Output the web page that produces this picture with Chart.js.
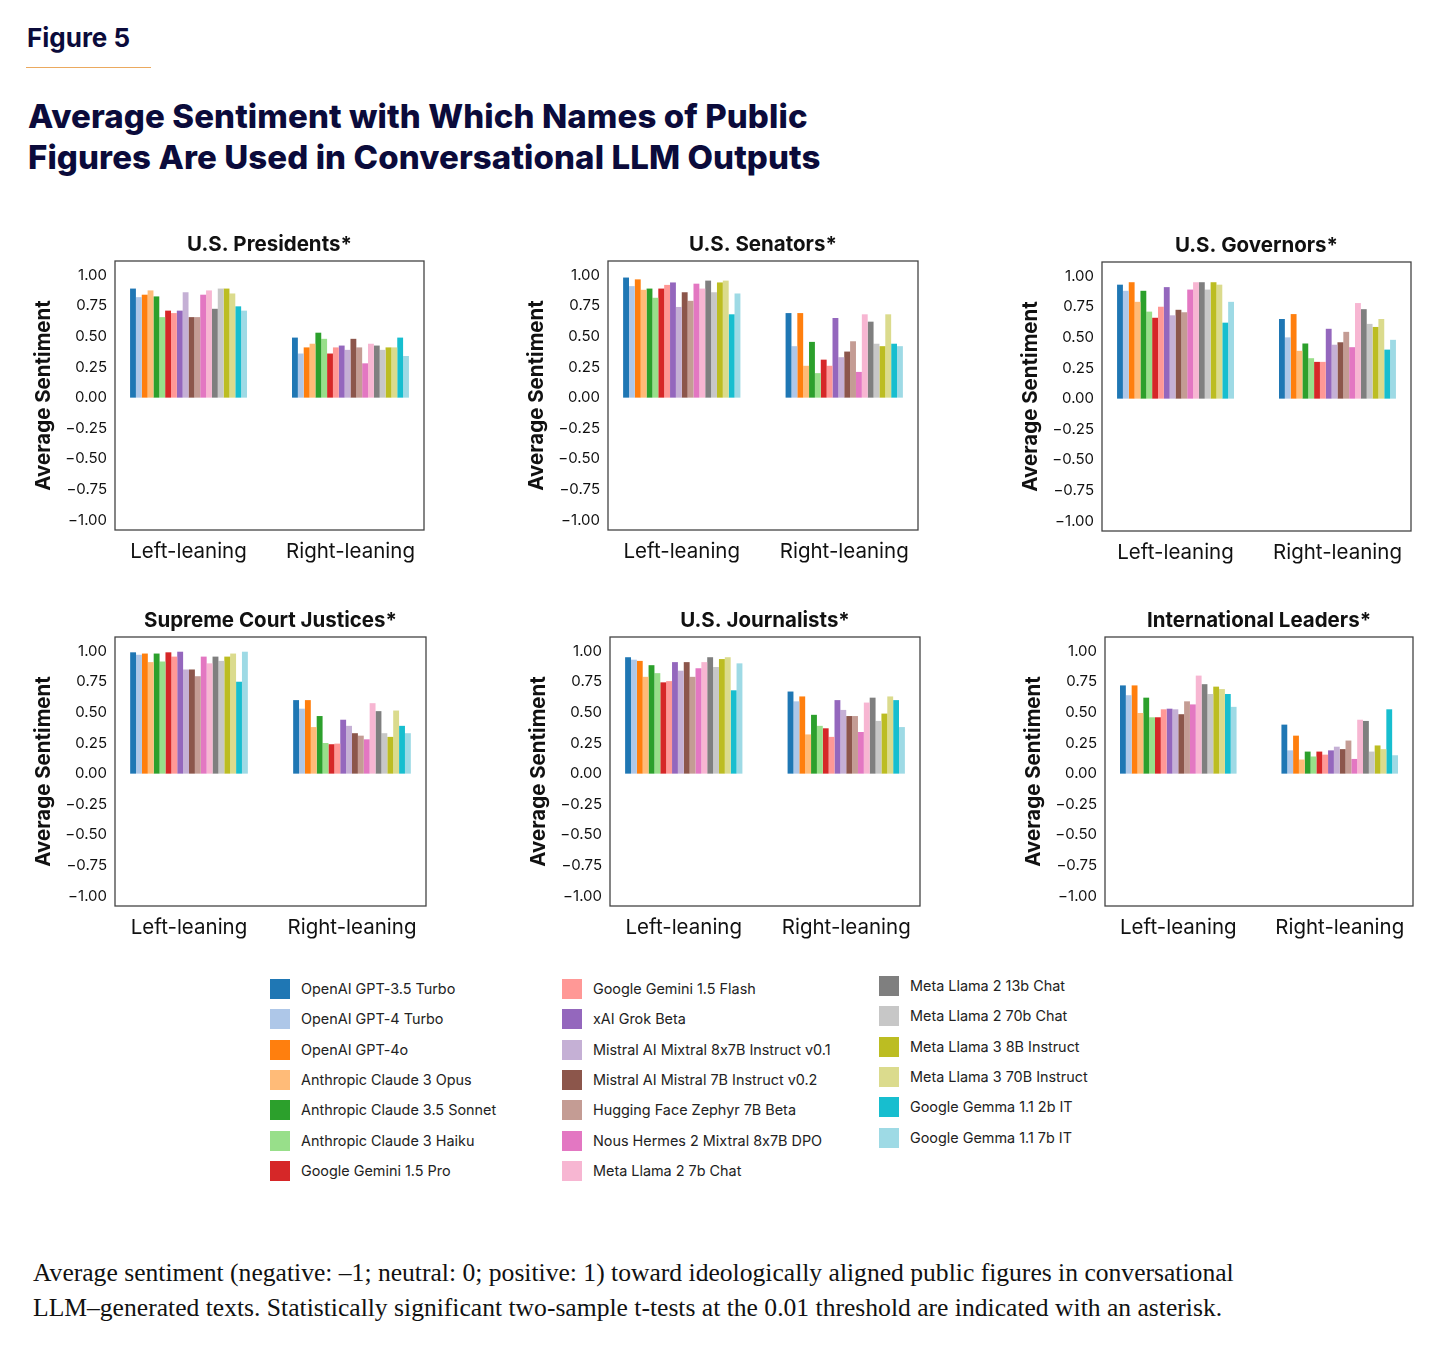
<!DOCTYPE html>
<html>
<head>
<meta charset="utf-8">
<script src="https://cdn.jsdelivr.net/npm/chart.js@4.4.1/dist/chart.umd.min.js"></script>
<style>
  body { margin: 0; background: #fff; width: 1456px; height: 1351px; position: relative; font-family: Inter, "Noto Sans", sans-serif; color: #0b0b3b; font-feature-settings: "calt" 0; }
  #fig { position: absolute; left: 27px; top: 22px; font-size: 26px; font-weight: 700; }
  #rule { position: absolute; left: 26px; top: 67px; width: 125px; height: 1px; background: #eba95e; }
  #title { position: absolute; left: 28px; top: 96px; font-size: 33px; font-weight: 800; line-height: 41px; letter-spacing: 0.1px; }
  .panel { position: absolute; }
  #legend { position: absolute; left: 0; top: 0; }
  .item { position: absolute; font-size: 14.4px; color: #222; white-space: nowrap; line-height: 20px; }
  .sw { position: absolute; width: 20px; height: 20px; left: -31px; top: 0; }
  #caption { position: absolute; left: 33px; top: 1255px; font-family: "Liberation Serif", "DejaVu Serif", serif; font-size: 25.6px; line-height: 35px; color: #111; }
</style>
</head>
<body>
<div id="fig">Figure 5</div>
<div id="rule"></div>
<div id="title">Average Sentiment with Which Names of Public<br>Figures Are Used in Conversational LLM Outputs</div>
<div id="panels"></div>
<div id="legend"></div>
<div id="caption">Average sentiment (negative: –1; neutral: 0; positive: 1) toward ideologically aligned public figures in conversational<br>LLM–generated texts. Statistically significant two-sample t-tests at the 0.01 threshold are indicated with an asterisk.</div>

<script>
// models + colours (tab20)
const models = [
  "OpenAI GPT-3.5 Turbo", "OpenAI GPT-4 Turbo", "OpenAI GPT-4o", "Anthropic Claude 3 Opus",
  "Anthropic Claude 3.5 Sonnet", "Anthropic Claude 3 Haiku", "Google Gemini 1.5 Pro",
  "Google Gemini 1.5 Flash", "xAI Grok Beta", "Mistral AI Mixtral 8x7B Instruct v0.1",
  "Mistral AI Mistral 7B Instruct v0.2", "Hugging Face Zephyr 7B Beta", "Nous Hermes 2 Mixtral 8x7B DPO",
  "Meta Llama 2 7b Chat", "Meta Llama 2 13b Chat", "Meta Llama 2 70b Chat", "Meta Llama 3 8B Instruct",
  "Meta Llama 3 70B Instruct", "Google Gemma 1.1 2b IT", "Google Gemma 1.1 7b IT"
];
const colors = [
  "#1f77b4", "#aec7e8", "#ff7f0e", "#ffbb78", "#2ca02c", "#98df8a", "#d62728", "#ff9896",
  "#9467bd", "#c5b0d5", "#8c564b", "#c49c94", "#e377c2", "#f7b6d2", "#7f7f7f", "#c7c7c7",
  "#bcbd22", "#dbdb8d", "#17becf", "#9edae5"
];
const categories = ["Left-leaning", "Right-leaning"];
const yTicks = [-1, -0.75, -0.5, -0.25, 0, 0.25, 0.5, 0.75, 1];

// values per panel, one per model
const presidentsLeft  = [0.89, 0.82, 0.84, 0.875, 0.826, 0.657, 0.71, 0.69, 0.71, 0.86, 0.657, 0.657, 0.84, 0.875, 0.725, 0.89, 0.89, 0.85, 0.745, 0.71];
const presidentsRight = [0.49, 0.36, 0.41, 0.44, 0.53, 0.48, 0.36, 0.41, 0.425, 0.39, 0.48, 0.41, 0.28, 0.44, 0.425, 0.39, 0.41, 0.41, 0.49, 0.34];
const senatorsLeft  = [0.98, 0.91, 0.965, 0.88, 0.89, 0.815, 0.89, 0.92, 0.94, 0.74, 0.86, 0.79, 0.93, 0.89, 0.955, 0.86, 0.94, 0.955, 0.68, 0.85];
const senatorsRight = [0.69, 0.42, 0.69, 0.26, 0.455, 0.2, 0.31, 0.26, 0.65, 0.33, 0.376, 0.46, 0.21, 0.68, 0.62, 0.44, 0.42, 0.68, 0.44, 0.42];
const governorsLeft  = [0.93, 0.88, 0.95, 0.79, 0.88, 0.71, 0.66, 0.75, 0.91, 0.68, 0.725, 0.705, 0.89, 0.95, 0.95, 0.89, 0.95, 0.93, 0.62, 0.79];
const governorsRight = [0.65, 0.5, 0.69, 0.39, 0.45, 0.33, 0.3, 0.3, 0.57, 0.44, 0.46, 0.545, 0.42, 0.78, 0.73, 0.61, 0.585, 0.65, 0.4, 0.48];
const justicesLeft  = [0.99, 0.97, 0.98, 0.91, 0.98, 0.915, 0.99, 0.955, 0.995, 0.85, 0.85, 0.795, 0.955, 0.9, 0.955, 0.92, 0.955, 0.98, 0.75, 0.995];
const justicesRight = [0.6, 0.53, 0.6, 0.38, 0.47, 0.25, 0.24, 0.245, 0.44, 0.39, 0.33, 0.31, 0.28, 0.575, 0.51, 0.33, 0.3, 0.515, 0.39, 0.33];
const journalistsLeft  = [0.95, 0.93, 0.92, 0.79, 0.885, 0.82, 0.745, 0.755, 0.91, 0.84, 0.91, 0.79, 0.86, 0.91, 0.95, 0.87, 0.935, 0.95, 0.68, 0.9];
const journalistsRight = [0.67, 0.59, 0.63, 0.32, 0.48, 0.39, 0.37, 0.3, 0.6, 0.52, 0.47, 0.47, 0.34, 0.58, 0.62, 0.43, 0.49, 0.63, 0.6, 0.38];
const intlLeft  = [0.72, 0.64, 0.72, 0.495, 0.62, 0.46, 0.46, 0.525, 0.53, 0.525, 0.485, 0.59, 0.565, 0.8, 0.73, 0.65, 0.71, 0.69, 0.65, 0.545];
const intlRight = [0.4, 0.19, 0.31, 0.115, 0.18, 0.14, 0.18, 0.155, 0.19, 0.22, 0.2, 0.27, 0.12, 0.44, 0.43, 0.18, 0.23, 0.2, 0.525, 0.15];

const panels = [
  { title: "U.S. Presidents*", left: presidentsLeft, right: presidentsRight, x: 115, y: 261, w: 309 },
  { title: "U.S. Senators*", left: senatorsLeft, right: senatorsRight, x: 608, y: 261, w: 310 },
  { title: "U.S. Governors*", left: governorsLeft, right: governorsRight, x: 1102, y: 262, w: 309 },
  { title: "Supreme Court Justices*", left: justicesLeft, right: justicesRight, x: 115, y: 637, w: 311 },
  { title: "U.S. Journalists*", left: journalistsLeft, right: journalistsRight, x: 610, y: 637, w: 310 },
  { title: "International Leaders*", left: intlLeft, right: intlRight, x: 1105, y: 637, w: 308 }
];

const FONT = "Inter, 'Noto Sans', sans-serif";
const Y_W = 85, TOP = 40, BOT = 46, PLOT_H = 269;

// frame round the plot + panel title centred over it
const frame = {
  id: "frame",
  afterDraw(chart, args, opts) {
    const a = chart.chartArea, ctx = chart.ctx;
    ctx.save();
    ctx.strokeStyle = "#444";
    ctx.lineWidth = 1.3;
    ctx.strokeRect(a.left, a.top, a.right - a.left, a.bottom - a.top);
    ctx.fillStyle = "#111";
    ctx.font = "700 20.5px " + FONT;
    ctx.textAlign = "center";
    ctx.textBaseline = "middle";
    ctx.fillText(opts.text, (a.left + a.right) / 2, a.top - 16);
    ctx.restore();
  }
};

const holder = document.getElementById("panels");
panels.forEach(p => {
  const div = document.createElement("div");
  div.className = "panel";
  const W = p.w + Y_W + 4, H = PLOT_H + TOP + BOT;
  div.style.left = (p.x - Y_W) + "px";
  div.style.top = (p.y - TOP) + "px";
  div.style.width = W + "px";
  div.style.height = H + "px";
  const cv = document.createElement("canvas");
  cv.width = W; cv.height = H;
  div.appendChild(cv);
  holder.appendChild(div);

  new Chart(cv.getContext("2d"), {
    type: "bar",
    data: {
      datasets: models.map((m, i) => ({
        label: m,
        data: [{ x: 0, y: p.left[i] }, { x: 1, y: p.right[i] }],
        backgroundColor: colors[i],
        borderWidth: 0
      }))
    },
    options: {
      responsive: false,
      animation: false,
      categoryPercentage: 0.722,
      barPercentage: 1.0,
      layout: { padding: { top: TOP, right: 4, bottom: 0, left: 0 } },
      plugins: {
        legend: { display: false },
        tooltip: { enabled: false },
        title: { display: false },
        frame: { text: p.title }
      },
      scales: {
        x: {
          type: "linear",
          offset: false,
          min: -0.454,
          max: 1.454,
          grid: { display: false, drawTicks: false },
          border: { display: false },
          afterBuildTicks(scale) { scale.ticks = [{ value: 0 }, { value: 1 }]; },
          ticks: {
            color: "#111",
            font: { family: FONT, size: 20.5 },
            padding: 10,
            callback: v => categories[v]
          },
          afterFit(scale) { scale.height = BOT; }
        },
        y: {
          min: -1.08,
          max: 1.115,
          grid: { display: false, drawTicks: false },
          border: { display: false },
          afterBuildTicks(scale) { scale.ticks = yTicks.map(v => ({ value: v })); },
          ticks: {
            color: "#111",
            font: { family: FONT, size: 15 },
            padding: 8,
            callback: v => v.toFixed(2).replace("-", "\u2212")
          },
          title: {
            display: true,
            text: "Average Sentiment",
            color: "#111",
            font: { family: FONT, size: 20.5, weight: "700" },
            padding: { top: 2, bottom: 0 }
          },
          afterFit(scale) { scale.width = Y_W; }
        }
      }
    },
    plugins: [frame]
  });
});

// legend in three columns
const legend = document.getElementById("legend");
const cols = [
  { x: 301, y: 979, from: 0, to: 7 },
  { x: 593, y: 979, from: 7, to: 14 },
  { x: 910, y: 976, from: 14, to: 20 }
];
cols.forEach(c => {
  for (let i = c.from; i < c.to; i++) {
    const it = document.createElement("div");
    it.className = "item";
    it.style.left = c.x + "px";
    it.style.top = (c.y + (i - c.from) * 30.3) + "px";
    it.innerHTML = '<span class="sw" style="background:' + colors[i] + '"></span>' + models[i];
    legend.appendChild(it);
  }
});
</script>
</body>
</html>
-=-=-=-=-
• Set exercise
Return nothing but the lines running from the start of the data to the line with "with an asterisk.</div>", please, both ends included and no pictures.

• Correct answer
Output the web page that produces this picture with Chart.js.
<!DOCTYPE html>
<html>
<head>
<meta charset="utf-8">
<script src="https://cdn.jsdelivr.net/npm/chart.js@4.4.1/dist/chart.umd.min.js"></script>
<style>
  body { margin: 0; background: #fff; width: 1456px; height: 1351px; position: relative; font-family: Inter, "Noto Sans", sans-serif; color: #0b0b3b; font-feature-settings: "calt" 0; }
  #fig { position: absolute; left: 27px; top: 22px; font-size: 26px; font-weight: 700; }
  #rule { position: absolute; left: 26px; top: 67px; width: 125px; height: 1px; background: #eba95e; }
  #title { position: absolute; left: 28px; top: 96px; font-size: 33px; font-weight: 800; line-height: 41px; letter-spacing: 0.1px; }
  .panel { position: absolute; }
  #legend { position: absolute; left: 0; top: 0; }
  .item { position: absolute; font-size: 14.4px; color: #222; white-space: nowrap; line-height: 20px; }
  .sw { position: absolute; width: 20px; height: 20px; left: -31px; top: 0; }
  #caption { position: absolute; left: 33px; top: 1255px; font-family: "Liberation Serif", "DejaVu Serif", serif; font-size: 25.6px; line-height: 35px; color: #111; }
</style>
</head>
<body>
<div id="fig">Figure 5</div>
<div id="rule"></div>
<div id="title">Average Sentiment with Which Names of Public<br>Figures Are Used in Conversational LLM Outputs</div>
<div id="panels"></div>
<div id="legend"></div>
<div id="caption">Average sentiment (negative: –1; neutral: 0; positive: 1) toward ideologically aligned public figures in conversational<br>LLM–generated texts. Statistically significant two-sample t-tests at the 0.01 threshold are indicated with an asterisk.</div>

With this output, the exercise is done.